When I read that supermarket group Tesco was going to start stocking the world’s largest avocado, my first thought was that the word for it must already be in wide usage. OK, that was my second thought. My first thought was Yum.

But putting my greed to one side, I quickly Googled the word and discovered to my surprise that Avozilla does not appear to have been in any kind of common currency prior to this announcement. It’s not even in Wikipedia, and everything that’s anything is in Wikipedia. Except for Wordability of course, but that’s just a matter of time.

All of which makes me slightly sceptical about the Avozilla. The way it has been hyped and covered suggests it is a new variety of avocado. The press release trumpets that the fruit “is extremely rare and comes from just four trees grown by one of the world’s biggest suppliers of avocados, in South Africa.” Tesco salad buyer Emma Bonny said: “The Avozilla has a fantastic taste with a rich, juicy, buttery texture, and creamy flavour.” As well as its size, the difference in skin colour and texture are also used to highlight that it is a different variety.

Tesco salad buyer Emma Bonny with an Avozilla

Call me cynical, but isn’t this basically just a big avocado? Don’t you already get some avocados with dark skin and some with light skin? Aren’t all the best avocados buttery and creamy? Is this really a new variety?

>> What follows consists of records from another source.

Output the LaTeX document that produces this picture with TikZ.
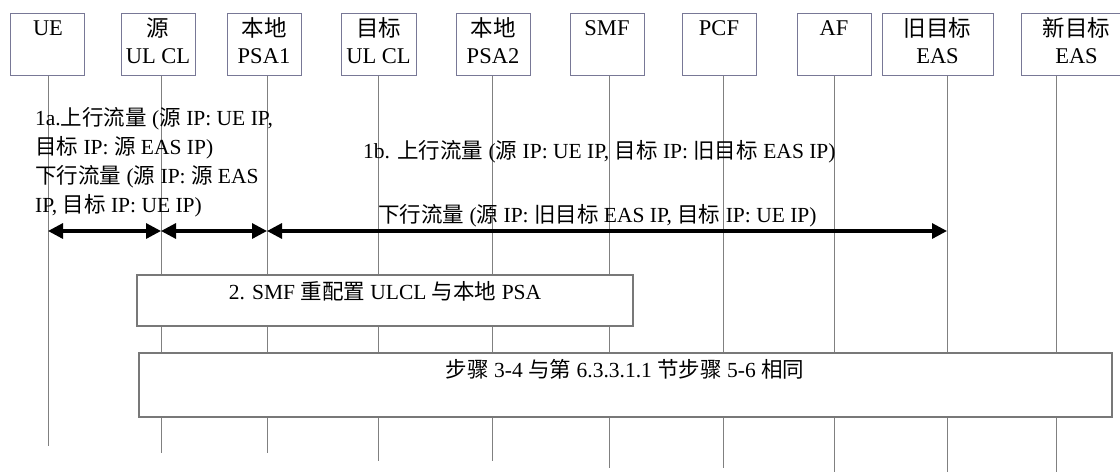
\documentclass[tikz,border=0pt]{standalone}
\usepackage{fontspec}
\setmainfont{Liberation Serif}
\newfontfamily\cjk{Noto Sans CJK SC}
\usetikzlibrary{arrows.meta}
\newcommand\zh[1]{{\cjk #1}}
\definecolor{hdrline}{RGB}{120,120,150}
\definecolor{lifeclr}{RGB}{128,128,128}
\definecolor{boxline}{RGB}{120,120,120}
\begin{document}
\begin{tikzpicture}[x=1pt,y=-1pt,
  hdr/.style={draw=hdrline,line width=1pt,fill=white,rectangle,inner sep=0pt,minimum height=62pt},
  life/.style={draw=lifeclr,line width=1pt},
  stepbox/.style={draw=boxline,line width=1.1pt,fill=white},
  txt/.style={inner sep=0pt,font=\fontsize{21.5}{29}\selectfont},
  htxt/.style={inner sep=0pt,font=\fontsize{22.5}{29}\selectfont},
  flow/.style={line width=3.2pt,{Triangle[length=15pt,width=15pt]}-{Triangle[length=15pt,width=15pt]}}]
\useasboundingbox (0,0) rectangle (1120,472);
% lifeline ends
\coordinate (ueE) at (48,446);
\coordinate (sulE) at (161,453);
\coordinate (psa1E) at (267,453);
\coordinate (tulE) at (378,461);
\coordinate (psa2E) at (492,461);
\coordinate (smfE) at (609,468);
\coordinate (pcfE) at (723,468);
\coordinate (afE) at (834,472);
\coordinate (oeasE) at (947,472);
\coordinate (neasE) at (1056,472);
% header boxes
\node[hdr,minimum width=74pt] (ue) at (47,44) {};
\node[hdr,minimum width=74pt] (sul) at (158,44) {};
\node[hdr,minimum width=74pt] (psa1) at (264,44) {};
\node[hdr,minimum width=75pt] (tul) at (378.5,44) {};
\node[hdr,minimum width=74pt] (psa2) at (493,44) {};
\node[hdr,minimum width=74pt] (smf) at (607,44) {};
\node[hdr,minimum width=74pt] (pcf) at (719,44) {};
\node[hdr,minimum width=74pt] (af) at (834,44) {};
\node[hdr,minimum width=111pt] (oeas) at (937.5,44) {};
\node[hdr,minimum width=111pt] (neas) at (1076.5,44) {};
% lifelines
\foreach \n in {ue,sul,psa1,tul,psa2,smf,pcf,af,oeas,neas}
  \draw[life] (\n.south -| \n E) -- (\n E);
% header texts
\node[htxt,anchor=base] at (48,35) {UE};
\node[htxt,anchor=base] at (158,36) {\zh{源}};
\node[htxt,anchor=base] at (158,63) {UL CL};
\node[htxt,anchor=base] at (264,36) {\zh{本地}};
\node[htxt,anchor=base] at (264,63) {PSA1};
\node[htxt,anchor=base] at (378.5,36) {\zh{目标}};
\node[htxt,anchor=base] at (378.5,63) {UL CL};
\node[htxt,anchor=base] at (493,36) {\zh{本地}};
\node[htxt,anchor=base] at (493,63) {PSA2};
\node[htxt,anchor=base] at (607,35) {SMF};
\node[htxt,anchor=base] at (719,35) {PCF};
\node[htxt,anchor=base] at (834,35) {AF};
\node[htxt,anchor=base] at (937.5,36) {\zh{旧目标}};
\node[htxt,anchor=base] at (937.5,63) {EAS};
\node[htxt,anchor=base] at (1076.5,36) {\zh{新目标}};
\node[htxt,anchor=base] at (1076.5,63) {EAS};
% step 1 texts
\node[txt,anchor=base west,align=left] (t1a) at (35,212)
  {1a.\zh{上行流量} (\zh{源} IP: UE IP,\\
   \zh{目标} IP: \zh{源} EAS IP)\\
   \zh{下行流量} (\zh{源} IP: \zh{源} EAS\\
   IP, \zh{目标} IP: UE IP)};
\node[txt,anchor=base west] (t1b) at (363,158)
  {1b. \zh{上行流量} (\zh{源} IP: UE IP, \zh{目标} IP: \zh{旧目标} EAS IP)};
\node[txt,anchor=base west] (t1bd) at (378,222)
  {\zh{下行流量} (\zh{源} IP: \zh{旧目标} EAS IP, \zh{目标} IP: UE IP)};
% arrows
\coordinate (a0) at (ueE |- 0,231);
\coordinate (a1) at (sulE |- 0,231);
\coordinate (a2) at (psa1E |- 0,231);
\coordinate (a3) at (oeasE |- 0,231);
\draw[flow] (a0) -- (a1);
\draw[flow] (a1) -- (a2);
\draw[flow] (a2) -- (a3);
% step boxes
\draw[stepbox] (137,275) rectangle (633,326);
\node[txt,anchor=base] (s2) at (385,299) {2. SMF \zh{重配置} ULCL \zh{与本地} PSA};
\draw[stepbox] (139,353) rectangle (1112,417);
\node[txt,anchor=base] (s3) at (625,377) {\zh{步骤} 3-4 \zh{与第} 6.3.3.1.1 \zh{节步骤} 5-6 \zh{相同}};
\end{tikzpicture}
\end{document}
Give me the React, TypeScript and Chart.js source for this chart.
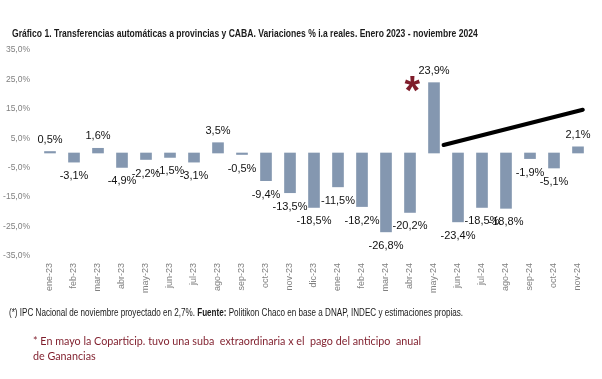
import React, { useEffect, useRef } from "react";
import { Chart, registerables } from "chart.js";

Chart.register(...registerables);

const categories = [
  "ene-23", "feb-23", "mar-23", "abr-23", "may-23", "jun-23", "jul-23", "ago-23",
  "sep-23", "oct-23", "nov-23", "dic-23", "ene-24", "feb-24", "mar-24", "abr-24",
  "may-24", "jun-24", "jul-24", "ago-24", "sep-24", "oct-24", "nov-24",
];

const variaciones = [
  0.5, -3.1, 1.6, -4.9, -2.2, -1.5, -3.1, 3.5, -0.5, -9.4, -13.5, -18.5,
  -11.5, -18.2, -26.8, -20.2, 23.9, -23.4, -18.5, -18.8, -1.9, -5.1, 2.1,
];

const yTicks = [35, 25, 15, 5, -5, -15, -25, -35];

// hand-drawn annotation line (category index, % value)
const trendX = [16.4, 22.2];
const trendY = [2.7, 14.7];

// red asterisk marker (category index, % value)
const starX = [15.1];
const starY = [23];

const fmt = (v: number) => v.toFixed(1).replace(".", ",") + "%";

const BAR = "#8497b0";
const RED = "#7f1d2b";

const labelPlugin = {
  id: "barLabels",
  afterDatasetsDraw(chart: any) {
    const ctx = chart.ctx;
    const meta = chart.getDatasetMeta(0);
    ctx.save();
    ctx.font = "11px 'Liberation Sans', Arial, sans-serif";
    ctx.fillStyle = "#111";
    ctx.textAlign = "center";
    ctx.textBaseline = "middle";
    meta.data.forEach((el: any, i: number) => {
      const v = variaciones[i];
      const y = v >= 0 ? el.y - 12 : el.y + 14;
      ctx.fillText(fmt(v), el.x, y);
    });
    // asterisk
    const xs = chart.scales.x2;
    const ys = chart.scales.y;
    ctx.fillStyle = RED;
    ctx.font = "bold 40px 'Liberation Sans', Arial, sans-serif";
    ctx.textBaseline = "middle";
    starX.forEach((sx, i) => {
      ctx.fillText("*", xs.getPixelForValue(sx), ys.getPixelForValue(starY[i]) + 8);
    });
    ctx.restore();
  },
};

export default function App() {
  const ref = useRef<HTMLCanvasElement | null>(null);
  useEffect(() => {
    if (!ref.current) return;
    const chart = new Chart(ref.current, {
      type: "bar",
      data: {
        labels: categories,
        datasets: [
          {
            type: "bar",
            data: variaciones,
            backgroundColor: BAR,
            barThickness: 11,
            grouped: false,
            xAxisID: "x",
            yAxisID: "y",
          } as any,
          {
            type: "line",
            data: trendX.map((x, i) => ({ x, y: trendY[i] })),
            borderColor: "#000",
            borderWidth: 4,
            borderCapStyle: "round",
            pointRadius: 0,
            xAxisID: "x2",
            yAxisID: "y",
          } as any,
        ],
      },
      options: {
        animation: false,
        responsive: false,
        maintainAspectRatio: false,
        layout: { padding: { left: 0, right: 12, top: 50, bottom: 0 } },
        plugins: { legend: { display: false }, tooltip: { enabled: false } },
        scales: {
          x: {
            type: "category",
            offset: true,
            grid: { display: false, drawTicks: false },
            border: { display: false },
            ticks: {
              minRotation: 90,
              maxRotation: 90,
              padding: 7,
              color: "#808080",
              font: { size: 9, family: "'Liberation Sans', Arial, sans-serif" },
            },
            afterFit: (s: any) => { s.height = 123; },
          },
          x2: {
            type: "linear",
            display: false,
            offset: false,
            grid: { offset: false },
            min: -0.5,
            max: 22.5,
          },
          y: {
            min: -35,
            max: 35,
            grid: { display: false, drawTicks: false },
            border: { display: false },
            afterBuildTicks: (s: any) => {
              s.ticks = yTicks.map((v) => ({ value: v }));
            },
            ticks: {
              padding: 8,
              color: "#808080",
              font: { size: 8.5, family: "'Liberation Sans', Arial, sans-serif" },
              callback: (v: any) => fmt(Number(v)),
            },
            afterFit: (s: any) => { s.width = 38; },
          },
        },
      },
      plugins: [labelPlugin],
    });
    return () => chart.destroy();
  }, []);

  return (
    <div style={{ position: "fixed", left: 0, top: 0, width: 602, height: 379, background: "#fff", overflow: "hidden" }}>
      <canvas ref={ref} width={602} height={379} style={{ position: "absolute", left: 0, top: 0, width: 602, height: 379 }} />
      <div
        style={{
          position: "absolute", left: 12, top: 26, whiteSpace: "nowrap",
          fontFamily: "'Liberation Sans', Arial, sans-serif",
          fontWeight: "bold", fontSize: 10.5, color: "#1a1a1a", lineHeight: "14px",
          transform: "scaleX(0.816)", transformOrigin: "0 0",
        }}
      >
        Gráfico 1. Transferencias automáticas a provincias y CABA. Variaciones % i.a reales. Enero 2023 - noviembre 2024
      </div>
      <div
        style={{
          position: "absolute", left: 9, top: 306, whiteSpace: "nowrap",
          fontFamily: "'Liberation Sans', Arial, sans-serif",
          fontSize: 10, color: "#1a1a1a", lineHeight: "13px",
          transform: "scaleX(0.81)", transformOrigin: "0 0",
        }}
      >
        (*) IPC Nacional de noviembre proyectado en 2,7%. <b>Fuente:</b> Politikon Chaco en base a DNAP, INDEC y estimaciones propias.
      </div>
      <div
        style={{
          position: "absolute", left: 33, top: 333, whiteSpace: "pre",
          fontFamily: "Lato, 'Open Sans', sans-serif",
          fontSize: 10.75, color: RED, lineHeight: "15px",
        }}
      >
        {"* En mayo la Coparticip. tuvo una suba  extraordinaria x el  pago del anticipo  anual\nde Ganancias"}
      </div>
    </div>
  );
}
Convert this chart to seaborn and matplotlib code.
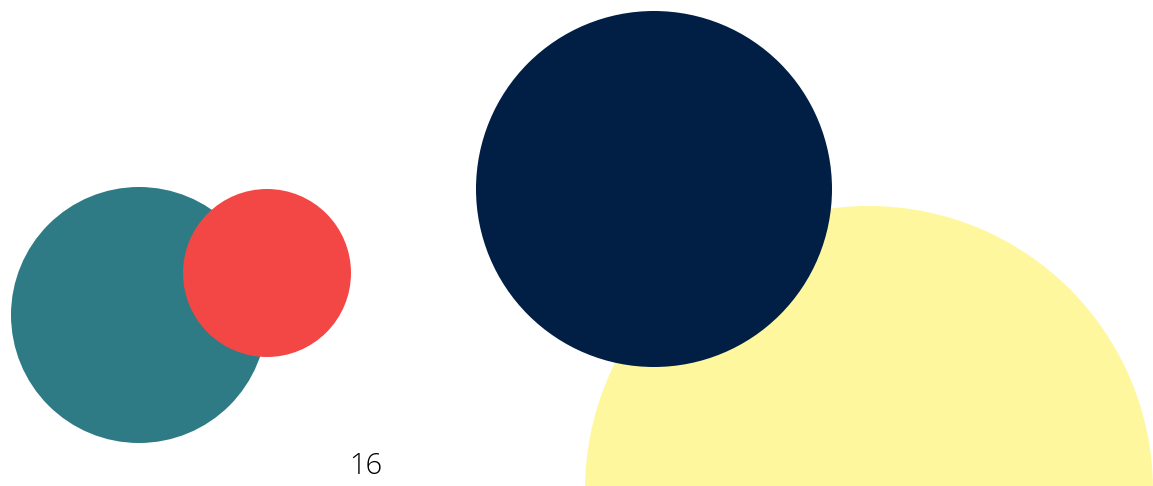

The answer is surely in the word itself, and not just the fact that it appears nowhere else except in reference to this launch. New varieties are often amalgams of the different fruits which they represent, such as a Papple, or just some other word or scientific term altogether. But the only derivation I can think of for the Avozilla is Godzilla, and that the -zilla suffix is being used here to denote its monstrous size.

Not a normal way of naming varieties and not one I see catching on beyond the world of marketing spin. Applezilla anyone?